**PROBLEM**
Omit the images, then output each of the records below exactly.

**ROWS**
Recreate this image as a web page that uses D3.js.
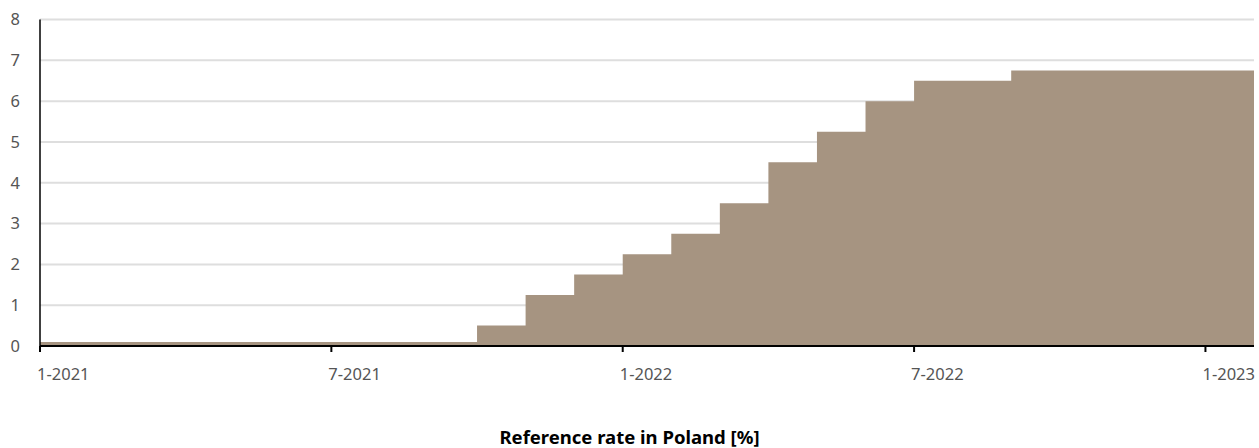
<!DOCTYPE html>
<html>
<head>
<meta charset="utf-8">
<script src="https://cdn.jsdelivr.net/npm/d3@7"></script>
<style>
  html, body { margin: 0; padding: 0; background: #fff; }
  svg { display: block; font-family: "Segoe UI", "Noto Sans", "Open Sans", sans-serif; }
</style>
</head>
<body>
<svg id="chart" width="1259" height="448"></svg>
<script>
// Monthly reference rate of the National Bank of Poland, Jan 2021 – Jan 2023
const months = [
  "1-2021","2-2021","3-2021","4-2021","5-2021","6-2021","7-2021","8-2021","9-2021","10-2021","11-2021","12-2021",
  "1-2022","2-2022","3-2022","4-2022","5-2022","6-2022","7-2022","8-2022","9-2022","10-2022","11-2022","12-2022",
  "1-2023"
];
const rates = [
  0.1, 0.1, 0.1, 0.1, 0.1, 0.1, 0.1, 0.1, 0.1, 0.5, 1.25, 1.75,
  2.25, 2.75, 3.5, 4.5, 5.25, 6.0, 6.5, 6.5, 6.75, 6.75, 6.75, 6.75,
  6.75
];
const xTickLabels = ["1-2021", "7-2021", "1-2022", "7-2022", "1-2023"];
const yTicks = [0, 1, 2, 3, 4, 5, 6, 7, 8];
const title = "Reference rate in Poland [%]";

const svg = d3.select("#chart");
const margin = { left: 40, right: 5, top: 19.5, bottom: 102 };
const W = 1259, H = 448;

// Each month occupies one unit; the last month extends to the end of the range
const x = d3.scaleLinear().domain([0, months.length]).range([margin.left, W - margin.right]);
const y = d3.scaleLinear().domain([0, 8]).range([H - margin.bottom, margin.top]);

// Horizontal gridlines
svg.append("g").selectAll("line").data(yTicks.filter(d => d > 0)).join("line")
  .attr("x1", x(0)).attr("x2", x(months.length))
  .attr("y1", d => y(d)).attr("y2", d => y(d))
  .attr("stroke", "#dedede").attr("stroke-width", 2);

// Step area: one point per month plus a closing point at the end
const pts = rates.map((v, i) => ({ i, v }));
pts.push({ i: rates.length, v: rates[rates.length - 1] });
const area = d3.area()
  .x(d => x(d.i)).y0(y(0)).y1(d => y(d.v))
  .curve(d3.curveStepAfter);
svg.append("path").datum(pts).attr("d", area).attr("fill", "#a69481");

// Y axis labels and line
svg.append("g").selectAll("text").data(yTicks).join("text")
  .attr("x", 20).attr("y", d => y(d)).attr("dy", "0.35em")
  .attr("text-anchor", "end").attr("font-size", 16.5).attr("fill", "#555")
  .text(d => d);
svg.append("line")
  .attr("x1", x(0)).attr("x2", x(0)).attr("y1", y(8)).attr("y2", y(0) + 5)
  .attr("stroke", "#000").attr("stroke-width", 1.5);

// X axis line, ticks and labels
svg.append("line")
  .attr("x1", x(0)).attr("x2", x(months.length)).attr("y1", y(0)).attr("y2", y(0))
  .attr("stroke", "#000").attr("stroke-width", 2);
const xTicks = xTickLabels.map(l => ({ l, i: months.indexOf(l) }));
const xg = svg.append("g").selectAll("g").data(xTicks).join("g")
  .attr("transform", d => `translate(${x(d.i)},${y(0)})`);
xg.append("line").attr("y1", 0).attr("y2", 6).attr("stroke", "#000").attr("stroke-width", 2);
xg.append("text").attr("x", -3).attr("y", 34)
  .attr("text-anchor", "start").attr("font-size", 16.5).attr("fill", "#555")
  .text(d => d.l);

// Chart title below the axis
svg.append("text").attr("x", 629.5).attr("y", 444)
  .attr("text-anchor", "middle").attr("font-size", 18.5).attr("font-weight", "bold").attr("fill", "#000")
  .text(title);
</script>
</body>
</html>
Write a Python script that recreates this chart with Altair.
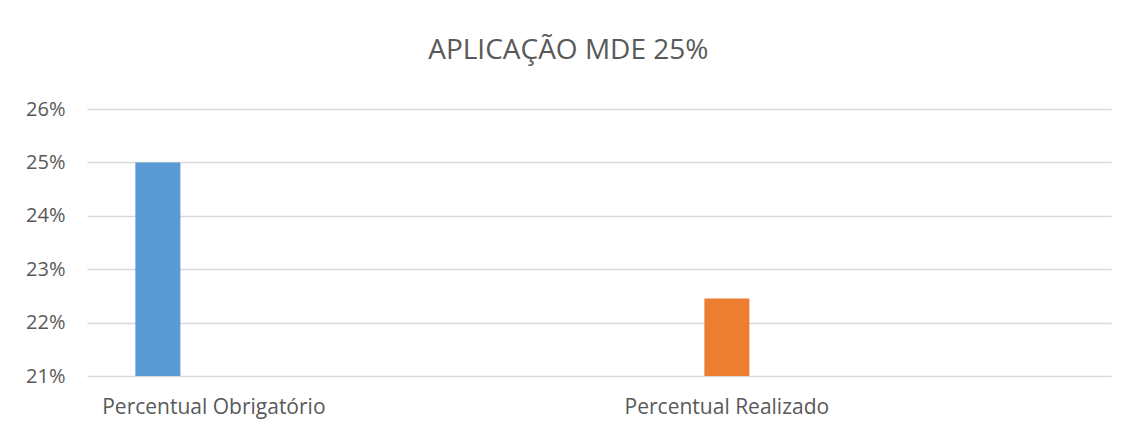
import altair as alt
import pandas as pd

categories = ["Percentual Obrigatório", "Percentual Realizado"]
values = [0.25, 0.2245]
series = ["Percentual Obrigatório", "Percentual Realizado"]
colors = ["#5B9BD5", "#ED7D31"]
y_ticks = [0.21, 0.22, 0.23, 0.24, 0.25, 0.26]
title_text = "APLICAÇÃO MDE 25%"

df = pd.DataFrame({"categoria": categories, "valor": values, "serie": series})

FONT = "Open Sans"
GREY = "#595959"

bars = alt.Chart(df).mark_bar().encode(
    x=alt.X(
        "categoria:N",
        sort=categories,
        scale=alt.Scale(paddingInner=0.6725, paddingOuter=0.3343, align=0.125),
        axis=alt.Axis(
            title=None, labelAngle=0, labelFontSize=21, labelColor=GREY, labelFont=FONT,
            ticks=False, domain=False, labelPadding=20, grid=False, labelLimit=500,
        ),
    ),
    xOffset=alt.XOffset(
        "serie:N",
        scale=alt.Scale(domain=series + [" "], paddingInner=0.196, paddingOuter=0.098),
    ),
    y=alt.Y(
        "valor:Q",
        scale=alt.Scale(domain=[0.21, 0.26], nice=False, zero=False),
        axis=alt.Axis(
            title=None, values=y_ticks, format=".0%", labelFontSize=20, labelColor=GREY,
            labelFont=FONT, ticks=False, domain=False, grid=True, gridColor="#D9D9D9",
            gridWidth=1.3, labelPadding=22,
        ),
    ),
    y2=alt.datum(0.21),
    color=alt.Color("serie:N", scale=alt.Scale(domain=series, range=colors), legend=None),
)

chart = bars.properties(
    width=1024,
    height=267,
    title=alt.TitleParams(
        text=title_text, fontSize=28, font=FONT, color=GREY, fontWeight="normal",
        anchor="middle", frame="bounds", offset=34,
    ),
    autosize=alt.AutoSizeParams(type="none"),
    padding={"left": 79, "top": 101, "right": 10, "bottom": 50},
).configure(background="white").configure_view(strokeWidth=0, stroke=None)

chart.save("out.html", embed_options={"renderer": "svg", "actions": False})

**OUTPUT BELOW**
Recreate this image as a web page that uses D3.js.
<!DOCTYPE html>
<html>
<head>
<meta charset="utf-8">
<script src="https://cdn.jsdelivr.net/npm/d3@7"></script>
<style>
  html, body { margin: 0; padding: 0; background: #fff; }
  svg { display: block; font-family: "Segoe UI", "Noto Sans", "Open Sans", sans-serif; }
</style>
</head>
<body>
<svg id="chart" width="1259" height="448"></svg>
<script>
// Monthly reference rate of the National Bank of Poland, Jan 2021 – Jan 2023
const months = [
  "1-2021","2-2021","3-2021","4-2021","5-2021","6-2021","7-2021","8-2021","9-2021","10-2021","11-2021","12-2021",
  "1-2022","2-2022","3-2022","4-2022","5-2022","6-2022","7-2022","8-2022","9-2022","10-2022","11-2022","12-2022",
  "1-2023"
];
const rates = [
  0.1, 0.1, 0.1, 0.1, 0.1, 0.1, 0.1, 0.1, 0.1, 0.5, 1.25, 1.75,
  2.25, 2.75, 3.5, 4.5, 5.25, 6.0, 6.5, 6.5, 6.75, 6.75, 6.75, 6.75,
  6.75
];
const xTickLabels = ["1-2021", "7-2021", "1-2022", "7-2022", "1-2023"];
const yTicks = [0, 1, 2, 3, 4, 5, 6, 7, 8];
const title = "Reference rate in Poland [%]";

const svg = d3.select("#chart");
const margin = { left: 40, right: 5, top: 19.5, bottom: 102 };
const W = 1259, H = 448;

// Each month occupies one unit; the last month extends to the end of the range
const x = d3.scaleLinear().domain([0, months.length]).range([margin.left, W - margin.right]);
const y = d3.scaleLinear().domain([0, 8]).range([H - margin.bottom, margin.top]);

// Horizontal gridlines
svg.append("g").selectAll("line").data(yTicks.filter(d => d > 0)).join("line")
  .attr("x1", x(0)).attr("x2", x(months.length))
  .attr("y1", d => y(d)).attr("y2", d => y(d))
  .attr("stroke", "#dedede").attr("stroke-width", 2);

// Step area: one point per month plus a closing point at the end
const pts = rates.map((v, i) => ({ i, v }));
pts.push({ i: rates.length, v: rates[rates.length - 1] });
const area = d3.area()
  .x(d => x(d.i)).y0(y(0)).y1(d => y(d.v))
  .curve(d3.curveStepAfter);
svg.append("path").datum(pts).attr("d", area).attr("fill", "#a69481");

// Y axis labels and line
svg.append("g").selectAll("text").data(yTicks).join("text")
  .attr("x", 20).attr("y", d => y(d)).attr("dy", "0.35em")
  .attr("text-anchor", "end").attr("font-size", 16.5).attr("fill", "#555")
  .text(d => d);
svg.append("line")
  .attr("x1", x(0)).attr("x2", x(0)).attr("y1", y(8)).attr("y2", y(0) + 5)
  .attr("stroke", "#000").attr("stroke-width", 1.5);

// X axis line, ticks and labels
svg.append("line")
  .attr("x1", x(0)).attr("x2", x(months.length)).attr("y1", y(0)).attr("y2", y(0))
  .attr("stroke", "#000").attr("stroke-width", 2);
const xTicks = xTickLabels.map(l => ({ l, i: months.indexOf(l) }));
const xg = svg.append("g").selectAll("g").data(xTicks).join("g")
  .attr("transform", d => `translate(${x(d.i)},${y(0)})`);
xg.append("line").attr("y1", 0).attr("y2", 6).attr("stroke", "#000").attr("stroke-width", 2);
xg.append("text").attr("x", -3).attr("y", 34)
  .attr("text-anchor", "start").attr("font-size", 16.5).attr("fill", "#555")
  .text(d => d.l);

// Chart title below the axis
svg.append("text").attr("x", 629.5).attr("y", 444)
  .attr("text-anchor", "middle").attr("font-size", 18.5).attr("font-weight", "bold").attr("fill", "#000")
  .text(title);
</script>
</body>
</html>
Write a Python script that recreates this chart with Altair.
import altair as alt
import pandas as pd

categories = ["Percentual Obrigatório", "Percentual Realizado"]
values = [0.25, 0.2245]
series = ["Percentual Obrigatório", "Percentual Realizado"]
colors = ["#5B9BD5", "#ED7D31"]
y_ticks = [0.21, 0.22, 0.23, 0.24, 0.25, 0.26]
title_text = "APLICAÇÃO MDE 25%"

df = pd.DataFrame({"categoria": categories, "valor": values, "serie": series})

FONT = "Open Sans"
GREY = "#595959"

bars = alt.Chart(df).mark_bar().encode(
    x=alt.X(
        "categoria:N",
        sort=categories,
        scale=alt.Scale(paddingInner=0.6725, paddingOuter=0.3343, align=0.125),
        axis=alt.Axis(
            title=None, labelAngle=0, labelFontSize=21, labelColor=GREY, labelFont=FONT,
            ticks=False, domain=False, labelPadding=20, grid=False, labelLimit=500,
        ),
    ),
    xOffset=alt.XOffset(
        "serie:N",
        scale=alt.Scale(domain=series + [" "], paddingInner=0.196, paddingOuter=0.098),
    ),
    y=alt.Y(
        "valor:Q",
        scale=alt.Scale(domain=[0.21, 0.26], nice=False, zero=False),
        axis=alt.Axis(
            title=None, values=y_ticks, format=".0%", labelFontSize=20, labelColor=GREY,
            labelFont=FONT, ticks=False, domain=False, grid=True, gridColor="#D9D9D9",
            gridWidth=1.3, labelPadding=22,
        ),
    ),
    y2=alt.datum(0.21),
    color=alt.Color("serie:N", scale=alt.Scale(domain=series, range=colors), legend=None),
)

chart = bars.properties(
    width=1024,
    height=267,
    title=alt.TitleParams(
        text=title_text, fontSize=28, font=FONT, color=GREY, fontWeight="normal",
        anchor="middle", frame="bounds", offset=34,
    ),
    autosize=alt.AutoSizeParams(type="none"),
    padding={"left": 79, "top": 101, "right": 10, "bottom": 50},
).configure(background="white").configure_view(strokeWidth=0, stroke=None)

chart.save("out.html", embed_options={"renderer": "svg", "actions": False})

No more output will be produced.